I have traveled all those institutes, and cast my gaze among those landmarks, and I saw none but one placing the palm of a bewildered person on his chin, or biting the finger of a regretful person.

Whoever seeks salvation must do what the People did to obtain it first: he must follow the pious predecessors in what they were upon regarding the matter of their religion, without caring for the treatises of the philosophers and those of the theologians who follow their path, which only increase the seeker of truth in doubt.

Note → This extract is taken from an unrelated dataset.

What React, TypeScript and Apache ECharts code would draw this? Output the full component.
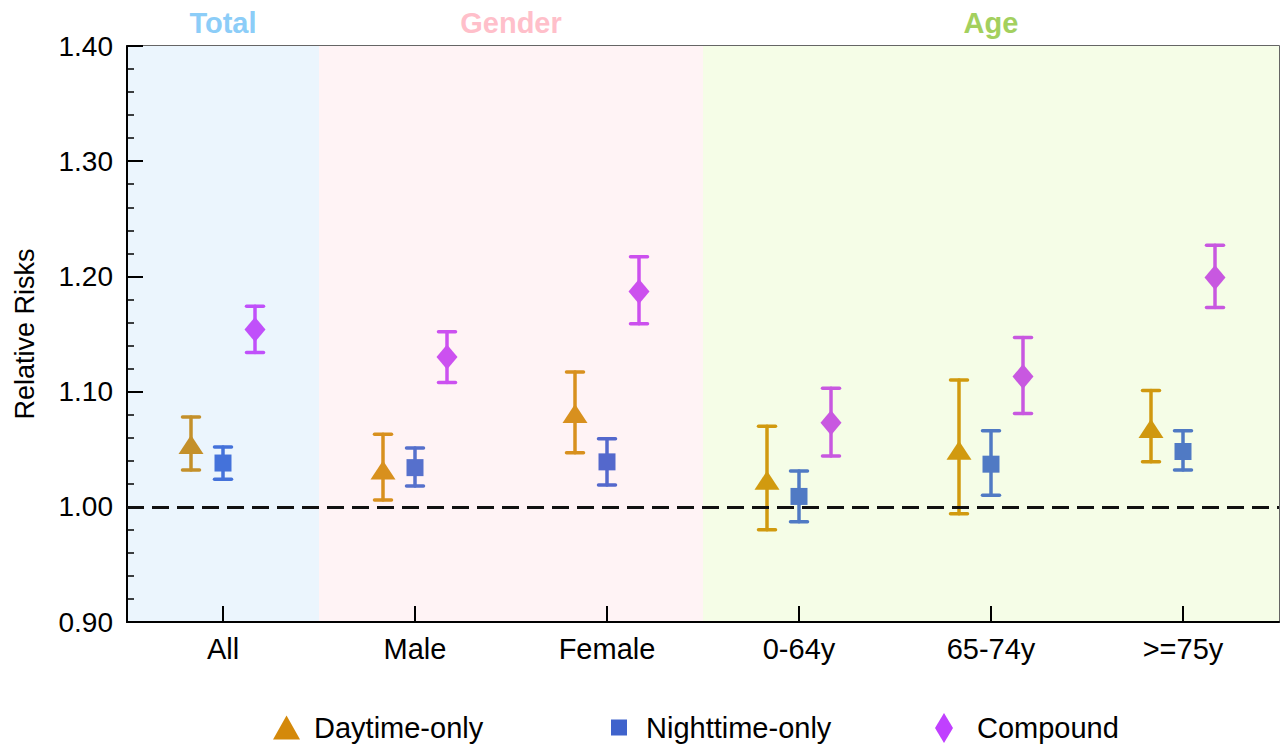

"And it was not [possible for] this Qur'an to be produced by other than Allah, but [it is] a confirmation of what was before it"—from the Preserved Tablet—"and a detailed explanation of the Book"—which is the Mother of the Book. How could it be fabricated when it was established before it in two books, detailed and summarized? "Rather, they have denied that which they encompass not in knowledge and whose interpretation has not yet come to them"—a condemnation of them for rushing to deny the Truth before reflecting, contemplating, and gaining insight into the reality. This is the habit of the deniers, the people of the veil, with the words of the [Sufi] folk, as they rush to deny them before reflecting upon them, contemplating their contents, and standing upon the terminology they were built upon. It is more appropriate for them to be cautious and reflective.

And Allah, the Exalted, is the Guardian of success.